Rie Kudan, l’écrivaine japonaise qui a remporté le Prix Akutagawa de cette année — la plus haute distinction en littérature japonaise — avec un livre où environ 5 % du contenu a été généré par ChatGPT, encourage les écrivains à utiliser l’intelligence artificielle générative dans leurs créations.
“Si vous réfléchissez bien à la manière de l’utiliser et à affronter vos propres faiblesses, l’IA vous aide à les compenser,” dit l’auteure de 33 ans, s’exprimant au siège de sa maison d’édition, Shinchosha, qui fait la promotion de son travail sous le slogan “Un livre de prophéties à l’ère de l’intelligence artificielle générative.” Cependant, Kudan précise que l’apport de l’IA était très petit : “Seulement une page sur 144.”
Le roman Tokyo To Dojo To (La Tour de la Sympathie de Tokyo) a été décrit par le jury comme une œuvre “presque sans défaut” et a valu à Kudan un prix littéraire créé en 1935 et qui a lancé la carrière d’auteurs tels que Kenzaburo Oe, lauréat du Prix Nobel de Littérature en 1994. Le lauréat a été annoncé en janvier.
Ce qui est depuis devenu la conversation la plus célèbre avec une machine dans la littérature japonaise se déroule lorsque le personnage principal du roman, un architecte à qui on a demandé de concevoir une prison élégante de grande hauteur au centre de Tokyo, demande à un système d’intelligence artificielle appelé AI-built d’expliquer la raison de l’application du terme latin homo miserabilis aux criminels.
Insatisfaite du ton condescendant de la réponse, elle demande au système s’il est conscient de son incapacité à lire, à quoi l’IA, conçue pour générer des informations basées sur le texte, répond non, ajoutant que illettré est un terme péjoratif qui peut être discriminatoire. “Je voulais montrer une réflexion sur l’essence du langage,” dit Kudan.

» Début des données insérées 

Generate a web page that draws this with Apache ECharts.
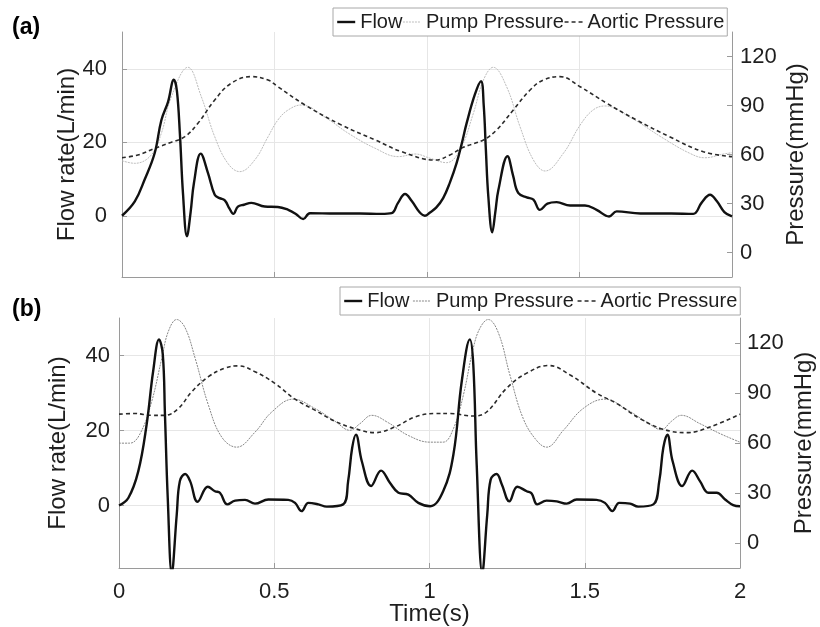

La déclaration selon laquelle 5% du livre a été généré par IA a provoqué “une certaine nervosité” parmi les éditeurs, déclare son auteur, soulignant sa surprise face aux titres des médias mondiaux. Sur le site de vente d’Amazon, un lecteur a décrit l’inclusion de dialogues IA comme “rafraîchissante”, tandis qu’un autre s’est plaint que le style prime sur l’histoire et l’a recommandé “pour un examen d’entrée à une université japonaise.”
Kudan, qui se déclare fan des films de Pedro Almodóvar et suiveuse de l’auteur japonais Yukio Mishima, suggère que, à l’instar de Le Pavillon d’or (1956), son œuvre peut être lue comme un livre sur l’architecture. Elle a dit qu’elle continuera à utiliser l’intelligence artificielle générative dans ses créations parce que “c’est une technologie qui peut étendre votre potentiel.” L’auteur a ajouté que la réglementation japonaise concernant l’utilisation de l’IA est encore “très ambiguë.”
L’intelligence artificielle au Japon est largement répandue au niveau des entreprises, selon une récente enquête du diffuseur public NHK. Sur 100 grandes entreprises japonaises, 86 ont confirmé qu’elles l’utilisent pour créer ou résumer des documents, ou en combinaison avec leurs propres systèmes dans des applications avancées.
Après que le Parlement européen a obtenu le soutien de la majorité de ses membres pour ce qui sera la première loi complète au monde pour réguler l’intelligence artificielle, le Parti Libéral Démocrate du Japon (PLD) a annoncé qu’il proposera une nouvelle loi avec des objectifs similaires cette année.
De nombreuses entreprises japonaises sont guidées par les réglementations de l’Association Japonaise d’Apprentissage Profond (JDLA), un groupe académique fondé en 2017 pour promouvoir l’utilisation des nouvelles technologies génératives dans l’industrie et faire face à la contraction démographique.
Ses réglementations régissent un prestigieux concours littéraire de science-fiction qui porte le nom du célèbre auteur Shinichi Hoshi (1926-1997), et qui, selon son site Web, accepte les œuvres générées par intelligence artificielle tant qu’elles sont ensuite éditées par un être humain. Une autre exigence est de laisser le jury savoir quelle invite a été utilisée, afin de clarifier les intérêts et l’intention originale du créateur.